I have an XML file that would look something like this:
<Table>
<Persons>
<Person>
<ID>71</ID>
<FullNameLikeX>"sentence expected"</FullNameLikeX>
<Age>49</Age>
<FavoriteFood>Banana</FavoriteFood>
<NameParts>
<word>Jhon</word>
<word>Henry</word>
<word>Abbot</word>
</NameParts>
</Person>
<Person>
<ID>72</ID>
<FullNameLikeX>"sentence expected"</FullNameLikeX>
<Age>26</Age>
<FavoriteFood>Cake</FavoriteFood>
<NameParts>
<word>Cecilia</word>
<word>Elisabeth</word>
<word>Maria</word>
<word>Smith</word>
</NameParts>
</Person>
<Person>
<ID>73</ID>
<FullNameLikeX>"sentence expected"</FullNameLikeX>
<Age>17</Age>
<FavoriteFood>Lasagna</FavoriteFood>
<NameParts>
<word>Luc</word>
<word>Hernandez</word>
</NameParts>
</Person>
</Persons>
</Table>
And i was trying to replace the "sentence expected" part by the actual sentence(For the first person here that would give: "Jhon Henry Abbot like Banana") using Regular expression in a text editor(Notepad++). My problem is I can't find a way to deal with the varying amount of "word" tag within the "NameParts" tag without a group ending up overreaching into the next "Person" tag or the group being empty.
Came up with this Regular Expression:
(<FullNameLikeX>")[\s\S]*?("<\/FullNameLikeX>)([\s\S]*?<FavoriteFood>([\s\S]*?)<\/FavoriteFood>[\s\S]*?<NameParts>###[\s\S]*?<\/NameParts>)
Instead of ### i already tried placing multiple(from 1 to 4) of:
(?:[\s\S]*?<word>([\s\S]*?)<\/word>)?
but group end-up reaching into the next Person when there are less word than this group count.
(?:[\s\S]*?<word>([\s\S]*?)<\/word>)??
it doesn't reach into next person but no group are being looked for.
(?:[\s\S]*?<word>([\s\S]*?)<\/word>)+?
group end-up reaching into the next Person when there are less word than this group count.
(?:[\s\S]*?<word>([\s\S]*?)<\/word>(?![\s\S]*?<\/Person>[\s\S]*?))?
it doesn't reach into next person but capture group are somehow empty.
So basically some group always either try to get 1 iteration even when they should not and end-up over-reaching into the next Person tag or they get 0 iteration when they should get 1.
Is there a way to capture an varying amount of XML Tag value without reaching into another Tag with just regular expression or it is just not possible ?
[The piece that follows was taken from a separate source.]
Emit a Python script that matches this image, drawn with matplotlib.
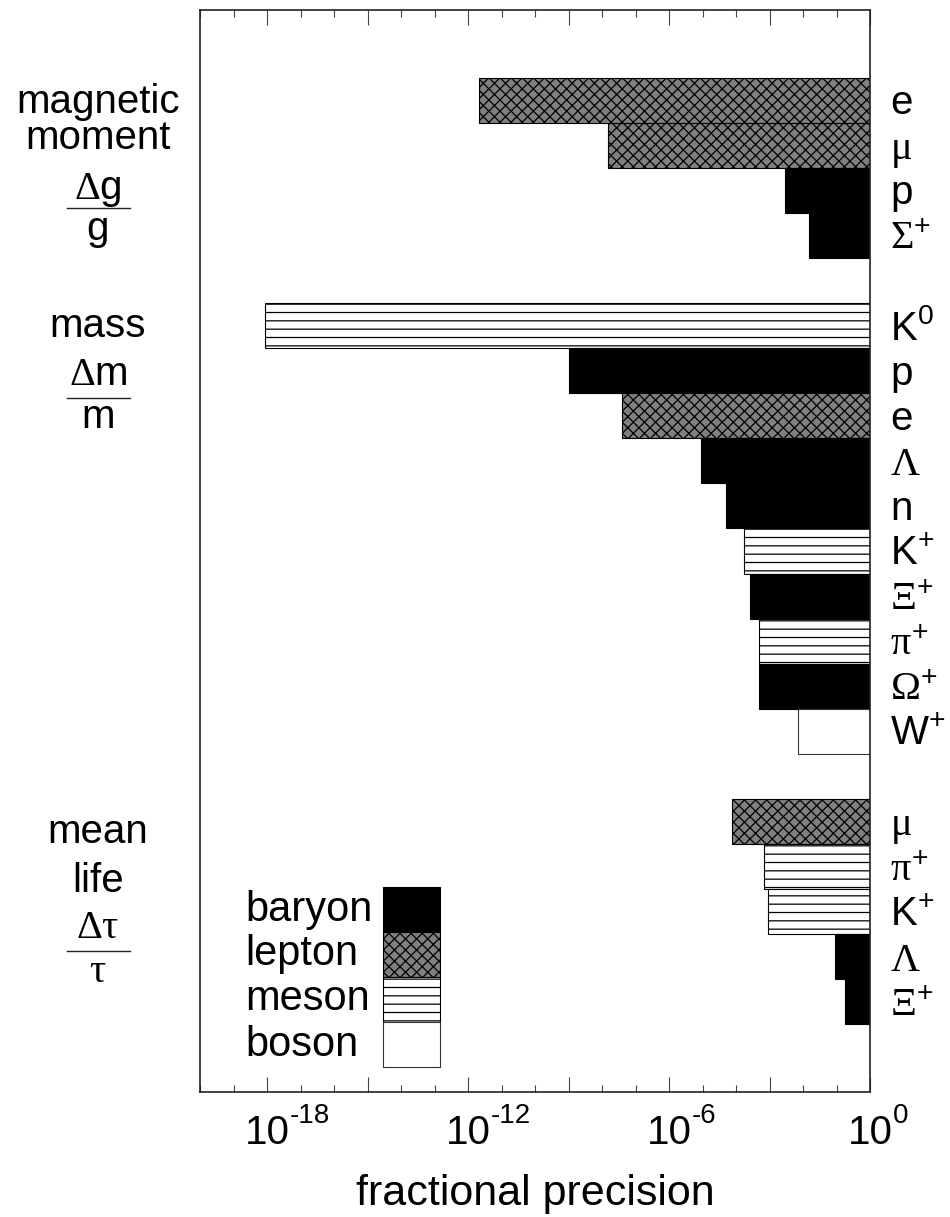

ps: This XML file is just a look a-like, the actual file is way longer and tag name and value are obscured, i replaced the tag name and value by simple one for clarity of reading but the format of the file stay the same.(Also it doesn't seem to have less than 1 "word" tag and no more than 5 per "NameParts" tag if it can actually help).